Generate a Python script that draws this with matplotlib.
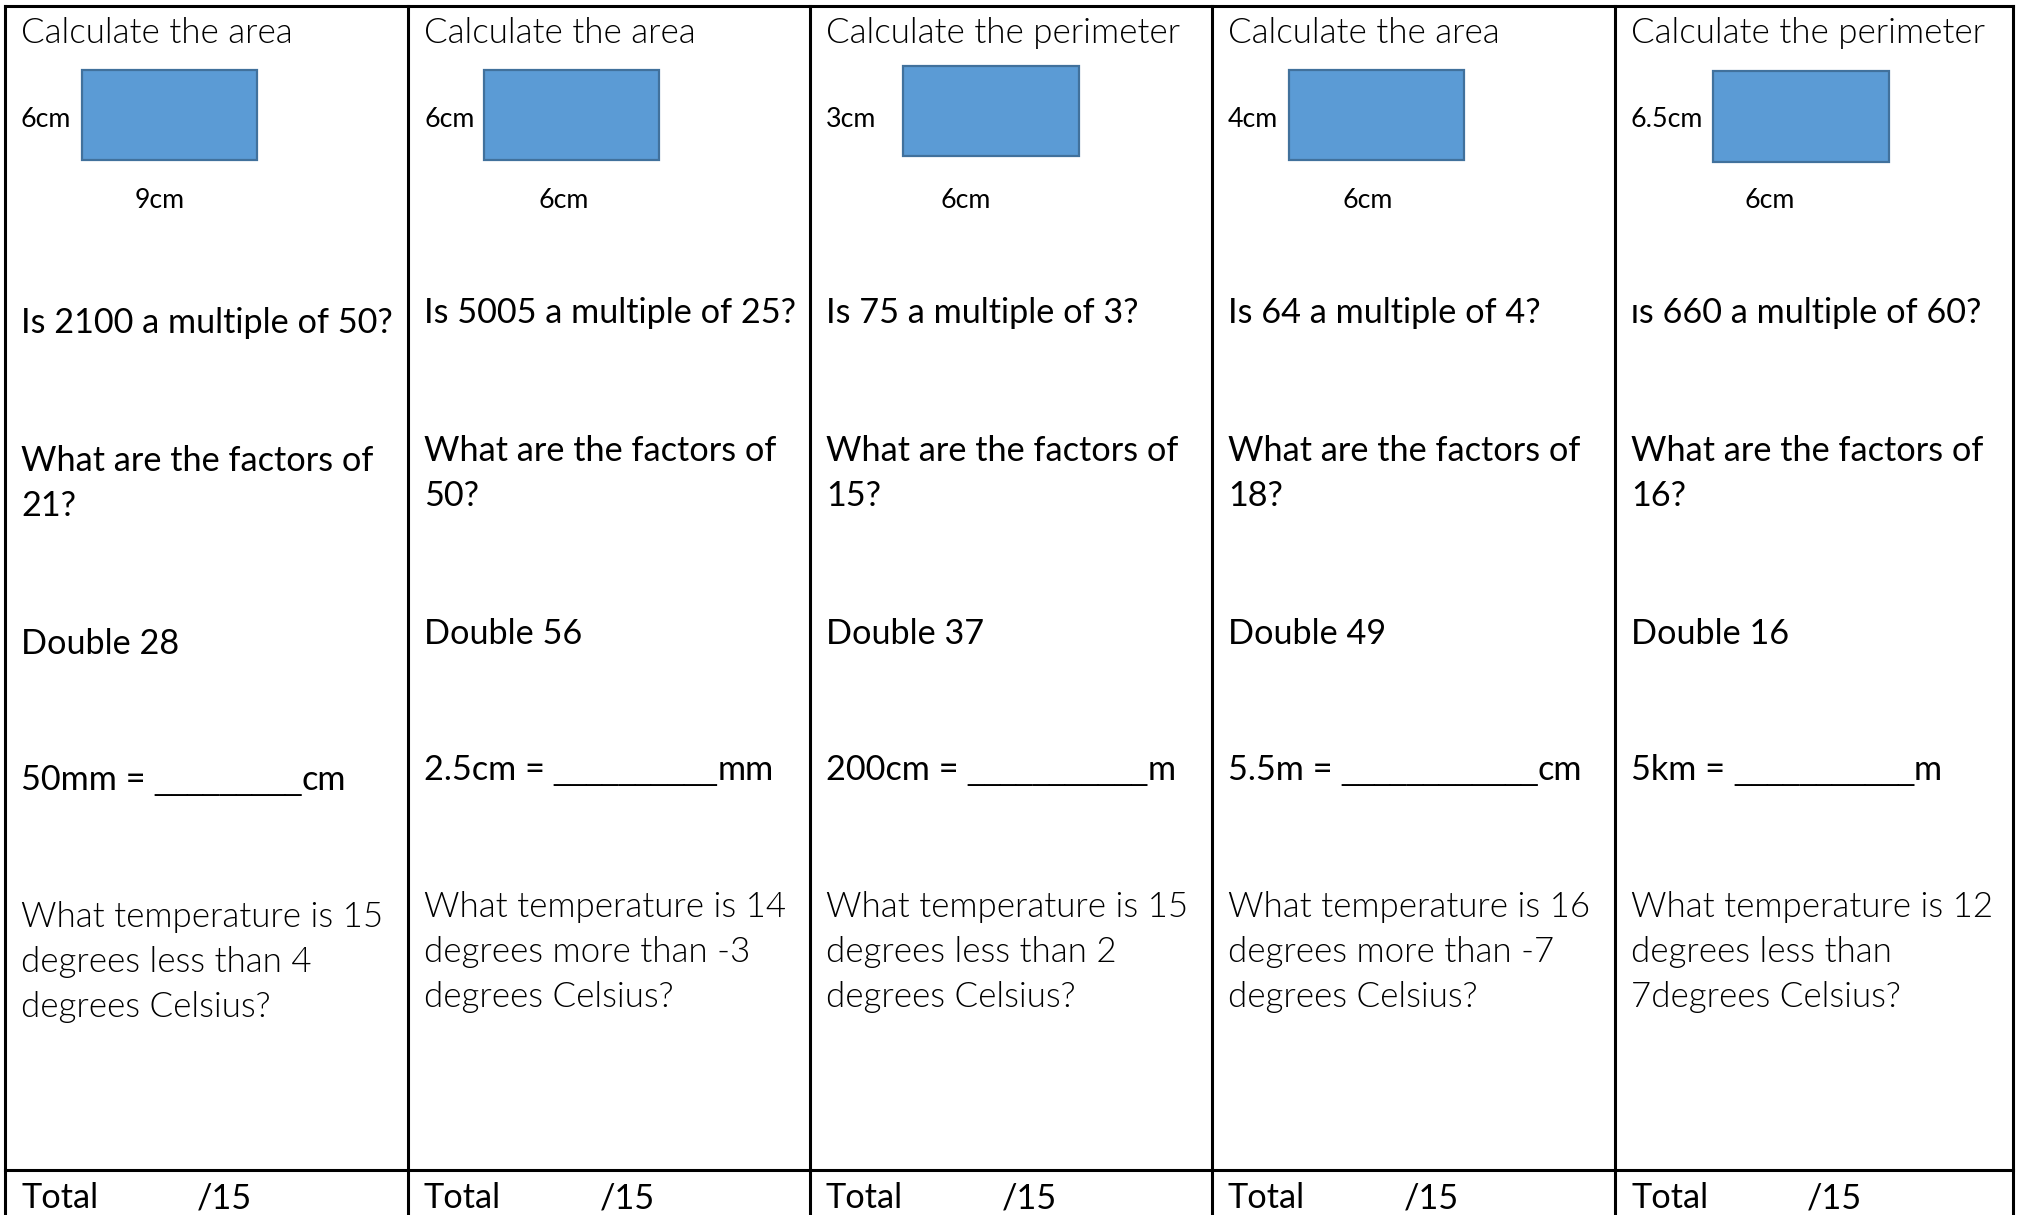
import matplotlib
matplotlib.use('Agg')
import matplotlib.pyplot as plt
from matplotlib.patches import Rectangle

FONT = ['Lato', 'DejaVu Sans']
LINE_FONT = ['Liberation Sans', 'DejaVu Sans']   # joined underscores

# worksheet text, one entry per column
headings = ['Calculate the area', 'Calculate the area', 'Calculate the perimeter',
            'Calculate the area', 'Calculate the perimeter']
side_labels = ['6cm', '6cm', '3cm', '4cm', '6.5cm']
base_labels = ['9cm', '6cm', '6cm', '6cm', '6cm']
multiples = ['Is 2100 a multiple of 50?', 'Is 5005 a multiple of 25?',
             'Is 75 a multiple of 3?', 'Is 64 a multiple of 4?',
             'ɪs 660 a multiple of 60?']
factors = [['What are the factors of', '21?'], ['What are the factors of', '50?'],
           ['What are the factors of', '15?'], ['What are the factors of', '18?'],
           ['What are the factors of', '16?']]
doubles = ['Double 28', 'Double 56', 'Double 37', 'Double 49', 'Double 16']
conversions = ['50mm = _________cm', '2.5cm = __________mm', '200cm = ___________m',
               '5.5m = ____________cm', '5km = ___________m']
temperatures = [['What temperature is 15', 'degrees less than 4', 'degrees Celsius?'],
                ['What temperature is 14', 'degrees more than -3', 'degrees Celsius?'],
                ['What temperature is 15', 'degrees less than 2', 'degrees Celsius?'],
                ['What temperature is 16', 'degrees more than -7', 'degrees Celsius?'],
                ['What temperature is 12', 'degrees less than', '7degrees Celsius?']]
total_label = 'Total'
total_marks = '/15'

# layout (pixels)
W, H = 2019, 1215
col_edges = [5, 408, 810, 1212, 1615, 2013]
rects = [(82, 70, 175, 90), (484, 70, 175, 90), (903, 66, 176, 90),
         (1289, 70, 175, 90), (1713, 71, 176, 91)]
drop = [10, 0, 0, 0, 0]   # first column sits a bit lower
pad = 16
lead = 45

fig = plt.figure(figsize=(W / 100, H / 100), dpi=100)
ax = fig.add_axes([0, 0, 1, 1])
ax.set_xlim(0, W)
ax.set_ylim(H, 0)
ax.axis('off')
renderer = fig.canvas.get_renderer()


def width_of(s, fs, weight='normal', family=FONT):
    t = ax.text(0, 0, s, fontsize=fs, fontweight=weight, family=family)
    w = t.get_window_extent(renderer).width
    t.remove()
    return w


def fit_size(s, width, weight):
    return 20 * width / width_of(s, 20, weight)


light_fs = fit_size('Calculate the perimeter', 354, 300)
reg_fs = fit_size('What are the factors of', 353, 'normal')
small_fs = fit_size('6.5cm', 72, 'normal')
line_fs = reg_fs * 0.86


def put(x, y, s, fs, weight='normal', family=FONT):
    ax.text(x, y, s, fontsize=fs, fontweight=weight, family=family,
            va='baseline', ha='left', color='black')


def put_blank(x, y, s):
    # prefix, run of underscores, suffix
    a = s.index('_')
    b = s.rindex('_') + 1
    pieces = [(s[:a], reg_fs, FONT), (s[a:b], line_fs, LINE_FONT), (s[b:], reg_fs, FONT)]
    for txt, fs, fam in pieces:
        put(x, y, txt, fs, family=fam)
        x += width_of(txt.replace(' ', '\u00a0'), fs, family=fam)


# grid lines
lw = 2.2
ax.plot([col_edges[0], col_edges[-1]], [6, 6], color='black', lw=lw, clip_on=False)
ax.plot([col_edges[0], col_edges[-1]], [1170, 1170], color='black', lw=lw, clip_on=False)
for xe in col_edges:
    ax.plot([xe, xe], [6, H], color='black', lw=lw, clip_on=False)

for i in range(5):
    x0 = col_edges[i] + pad
    d = drop[i]
    put(x0, 43, headings[i], light_fs, 300)
    rx, ry, rw, rh = rects[i]
    ax.add_patch(Rectangle((rx, ry), rw, rh, facecolor='#5B9BD5',
                           edgecolor='#41719C', lw=1.6))
    put(x0, 127, side_labels[i], small_fs)
    put(col_edges[i] + 130, 208, base_labels[i], small_fs)
    put(x0, 323 + d, multiples[i], reg_fs)
    for k, line in enumerate(factors[i]):
        put(x0, 461 + d + k * lead, line, reg_fs)
    put(x0, 644 + d, doubles[i], reg_fs)
    put_blank(x0, 780 + d, conversions[i])
    for k, line in enumerate(temperatures[i]):
        put(x0, 917 + d + k * lead, line, light_fs, 300)
    put(x0, 1208, total_label, reg_fs)
    put(col_edges[i] + 192, 1208, total_marks, reg_fs)

fig.savefig('out.png', dpi=100)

▶ _Prompt_:
Take the material above from its first line through the line holding "LINE_FONT = ['Liberation" and set it down exactly, without the pictures.

▶ _Solution_:
Generate a Python script that draws this with matplotlib.
import matplotlib
matplotlib.use('Agg')
import matplotlib.pyplot as plt
from matplotlib.patches import Rectangle

FONT = ['Lato', 'DejaVu Sans']
LINE_FONT = ['Liberation Sans', 'DejaVu Sans']   # joined underscores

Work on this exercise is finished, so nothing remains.